Segundo Mariana Nery, neste caso ocorreu estupro de vulnerável, crime previsto no artigo 217 A do Código Penal, descrito desta maneira: "ter conjunção carnal ou praticar outro ato libidinoso com menor de 14 anos é crime e incorre nas mesmas penas quem submeter, induzir ou atrair à prostituição ou outra forma de exploração sexual alguém menor de 18 anos ou que, por enfermidade ou deficiência mental, não tem o necessário discernimento para a prática do ato ou que por qualquer outra causa não pode oferecer resistência”.

"O caso da Mariana se enquadra neste tipo penal, pois ela estava embriagada e incapaz dar o consentimento para o ato sexual", atesta a advogada.

Agressões na audiência e "estupro culposo"

Na audiência em que Mariana Ferrer foi constrangida pelo advogado de Aranha, o juiz do caso aceitou a argumentação do Ministério Público, que afirmou que não havia como o empresário saber que a vítima não estava em condições de consentir a relação sexual.

Com isso, se há erro de tipo, o crime deveria ser punido na modalidade culposa. Contudo, estupro não é um crime que pode ser punido nessa modalidade e, nas redes sociais, se espalhou o termo "estupro culposo".

"Nós infelizmente temos uma criação absurda que é um estrupo culposo. Não existente no nosso Código Penal. Nós temos uma desconsideração à palavra da vítima. Nós temos uma vítima que passou por uma série de constrangimentos. Ela foi vilipendiada na sua moral, no seu caráter ao enfrentar e ser submetida a um grave constrangimento, por um crime onde ela era a vítima", afirma a advogada Andrea Costa.

"E a gente tem essa tristeza que são as sentenças e as decisões machistas do judiciário, que ainda sobrepesam com a palavra do autor do fato, do agressor, sobre a palavra da vítima, que é a parte frágil da situação", prossegue.

Mariana Nery vai na mesma linha: "O papel do Ministério Público é de defensor da pela vítima. Porém, no caso da Mariana Ferrer, o promotor produz um parecer tentando afastar a prática criminosa, atuando a favor do agressor. Tentam afastar a conduta criminosa por erro de tipo alegando que o agressor não tinha a intenção, o dolo, a vontade de agir para consumar o crime.

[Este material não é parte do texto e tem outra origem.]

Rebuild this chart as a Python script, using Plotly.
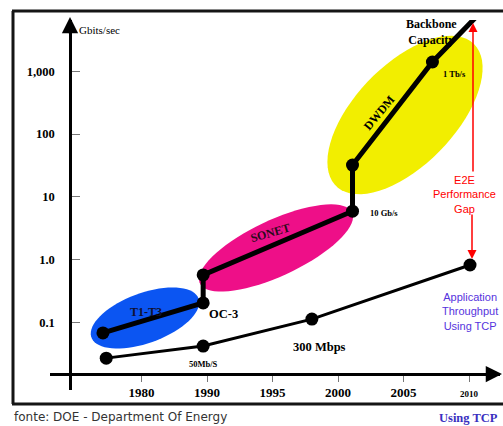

O único problema é que não existe estupro na modalidade culposa, ele sempre é um crime doloso, quando o agente tem a intenção, a vontade de praticar o crime".

De acordo com a advogada, o caso, legalmente falando, deveria girar em torno do consentimento da mulher. "Ao invés disso, o MP aparece uma tese estapafúrdia para tentar afastar o crime por erro de tipo. Esse absurdo jurídico pode ser igualado tese da legítima defesa da honra. Ambas se baseiam na ideia de que a sexualidade da mulher é irresistível aos homens e que nós os corrompemos e devemos nos esconder para evitar a violência", critica.

Em março, a Câmara aprovou o Projeto de Lei Mariana Ferrer, que pune ofensa à vítima durante um julgamento.

A especialista em direitos das mulheres avalia a conduta do juiz do caso como "grosseira, machista e insensível" e ainda classifica de absolver Aranha como uma "violência institucional e "aberração jurídica". "É, também, um espelho da nossa sociedade machista, onde vemos o corpo da mulher a serviço do patriarcado", pontua.

Para Andrea Costa, o caso mostra que as vítimas de crimes do tipo não encontram "justiça na Justiça" e que isso vai fazer aumentar ainda mais o silêncio com relação à violência sexual e subnotificações dos casos.

A defesa de Mariana Ferrer, com a decisão judicial, deve agora recorrer à instâncias superiores, como o Supremo Tribunal Federal (STF) e Superior Tribunal de Justiça (STJ).